## Your instructions
State the count of lines below in which the word "this" appears, and add nothing.

## Data for processing
####################
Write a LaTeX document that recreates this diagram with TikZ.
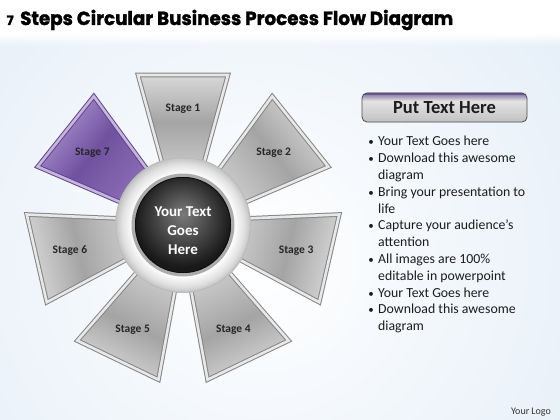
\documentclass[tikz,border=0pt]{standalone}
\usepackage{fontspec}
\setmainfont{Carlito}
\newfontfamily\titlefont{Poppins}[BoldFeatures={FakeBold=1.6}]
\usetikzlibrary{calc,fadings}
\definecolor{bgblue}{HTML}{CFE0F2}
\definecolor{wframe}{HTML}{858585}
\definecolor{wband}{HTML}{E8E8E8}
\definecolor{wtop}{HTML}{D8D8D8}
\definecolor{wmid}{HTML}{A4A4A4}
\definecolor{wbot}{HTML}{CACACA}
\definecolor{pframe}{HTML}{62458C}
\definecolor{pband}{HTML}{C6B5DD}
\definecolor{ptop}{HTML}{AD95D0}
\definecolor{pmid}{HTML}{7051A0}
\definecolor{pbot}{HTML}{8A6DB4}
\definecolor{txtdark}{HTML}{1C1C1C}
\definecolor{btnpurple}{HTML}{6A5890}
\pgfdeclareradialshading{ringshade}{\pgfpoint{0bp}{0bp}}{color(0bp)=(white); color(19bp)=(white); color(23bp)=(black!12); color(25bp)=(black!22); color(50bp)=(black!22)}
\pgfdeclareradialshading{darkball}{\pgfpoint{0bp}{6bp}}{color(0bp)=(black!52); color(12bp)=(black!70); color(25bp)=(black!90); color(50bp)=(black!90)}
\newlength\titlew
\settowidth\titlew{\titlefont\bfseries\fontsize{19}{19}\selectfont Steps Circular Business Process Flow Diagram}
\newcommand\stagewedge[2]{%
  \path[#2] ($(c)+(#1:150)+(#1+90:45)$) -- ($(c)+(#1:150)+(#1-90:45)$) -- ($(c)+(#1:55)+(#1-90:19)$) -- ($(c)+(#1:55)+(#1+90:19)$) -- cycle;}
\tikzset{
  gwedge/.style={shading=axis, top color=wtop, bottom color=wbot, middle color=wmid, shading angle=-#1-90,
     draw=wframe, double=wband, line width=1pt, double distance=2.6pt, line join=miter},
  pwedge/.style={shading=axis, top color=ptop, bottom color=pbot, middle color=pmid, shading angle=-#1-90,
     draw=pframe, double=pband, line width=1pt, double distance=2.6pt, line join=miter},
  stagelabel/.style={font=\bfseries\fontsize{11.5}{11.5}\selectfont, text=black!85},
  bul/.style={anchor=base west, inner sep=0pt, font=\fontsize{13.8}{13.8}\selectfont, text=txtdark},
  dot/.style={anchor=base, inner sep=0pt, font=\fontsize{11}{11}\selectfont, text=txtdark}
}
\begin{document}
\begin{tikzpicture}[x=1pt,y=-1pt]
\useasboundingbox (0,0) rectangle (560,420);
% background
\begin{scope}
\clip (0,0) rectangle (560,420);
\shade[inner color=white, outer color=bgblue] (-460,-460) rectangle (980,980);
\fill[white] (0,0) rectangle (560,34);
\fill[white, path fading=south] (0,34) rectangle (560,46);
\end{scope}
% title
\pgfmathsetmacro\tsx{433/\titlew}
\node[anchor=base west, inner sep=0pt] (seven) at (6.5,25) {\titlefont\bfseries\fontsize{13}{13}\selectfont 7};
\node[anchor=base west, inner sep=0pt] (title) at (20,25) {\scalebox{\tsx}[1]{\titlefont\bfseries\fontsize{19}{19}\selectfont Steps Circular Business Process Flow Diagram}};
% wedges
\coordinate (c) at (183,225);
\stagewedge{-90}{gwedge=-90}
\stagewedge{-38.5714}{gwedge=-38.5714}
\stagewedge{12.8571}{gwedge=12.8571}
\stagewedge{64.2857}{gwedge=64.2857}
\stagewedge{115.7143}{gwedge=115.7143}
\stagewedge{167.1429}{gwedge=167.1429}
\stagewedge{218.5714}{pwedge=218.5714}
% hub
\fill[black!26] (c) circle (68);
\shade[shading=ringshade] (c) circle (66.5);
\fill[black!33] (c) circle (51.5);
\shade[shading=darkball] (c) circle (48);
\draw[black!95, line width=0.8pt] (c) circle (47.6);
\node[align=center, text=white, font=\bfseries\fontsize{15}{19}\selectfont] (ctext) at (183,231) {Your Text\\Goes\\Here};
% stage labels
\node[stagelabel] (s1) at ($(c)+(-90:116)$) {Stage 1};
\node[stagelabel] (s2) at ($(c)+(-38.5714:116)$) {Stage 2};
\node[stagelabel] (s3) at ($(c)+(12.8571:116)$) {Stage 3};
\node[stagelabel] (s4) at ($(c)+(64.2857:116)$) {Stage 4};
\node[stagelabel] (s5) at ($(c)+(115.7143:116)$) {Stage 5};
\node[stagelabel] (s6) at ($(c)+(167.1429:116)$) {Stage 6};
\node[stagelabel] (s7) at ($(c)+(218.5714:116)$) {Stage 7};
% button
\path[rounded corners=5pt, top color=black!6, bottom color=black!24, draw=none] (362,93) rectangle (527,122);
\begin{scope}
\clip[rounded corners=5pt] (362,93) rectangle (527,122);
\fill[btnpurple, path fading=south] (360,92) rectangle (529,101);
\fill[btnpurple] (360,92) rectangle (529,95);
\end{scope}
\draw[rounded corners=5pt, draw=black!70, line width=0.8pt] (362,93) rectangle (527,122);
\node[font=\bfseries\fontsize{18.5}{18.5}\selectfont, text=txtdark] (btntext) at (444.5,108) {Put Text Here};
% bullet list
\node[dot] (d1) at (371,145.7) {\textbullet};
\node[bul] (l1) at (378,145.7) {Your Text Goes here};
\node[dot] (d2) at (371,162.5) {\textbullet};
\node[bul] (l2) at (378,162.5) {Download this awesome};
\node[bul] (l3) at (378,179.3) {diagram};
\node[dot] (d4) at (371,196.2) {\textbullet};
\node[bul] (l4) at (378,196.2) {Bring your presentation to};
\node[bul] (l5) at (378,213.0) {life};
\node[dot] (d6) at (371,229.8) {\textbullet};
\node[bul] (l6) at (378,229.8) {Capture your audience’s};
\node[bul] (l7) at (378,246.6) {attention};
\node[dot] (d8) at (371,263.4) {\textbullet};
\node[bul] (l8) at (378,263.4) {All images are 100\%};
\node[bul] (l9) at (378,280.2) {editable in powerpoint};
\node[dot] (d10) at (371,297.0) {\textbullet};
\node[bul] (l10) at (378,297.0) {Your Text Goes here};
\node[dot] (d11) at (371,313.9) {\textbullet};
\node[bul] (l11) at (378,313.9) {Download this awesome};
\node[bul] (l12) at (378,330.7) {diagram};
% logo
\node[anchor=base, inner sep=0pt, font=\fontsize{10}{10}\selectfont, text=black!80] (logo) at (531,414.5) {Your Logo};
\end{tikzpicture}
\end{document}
####################
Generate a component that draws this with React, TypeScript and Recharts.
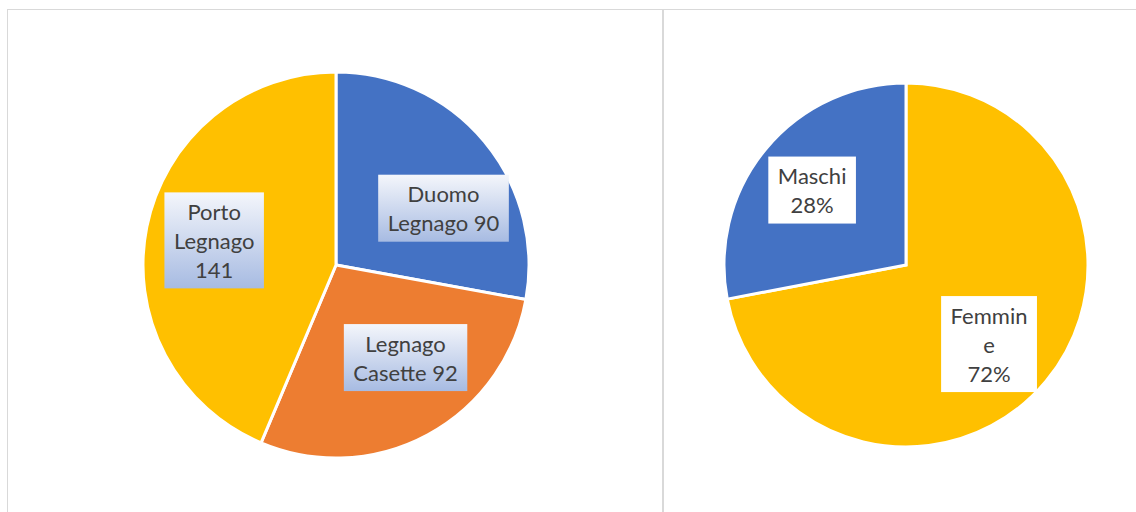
####################
## Task output
4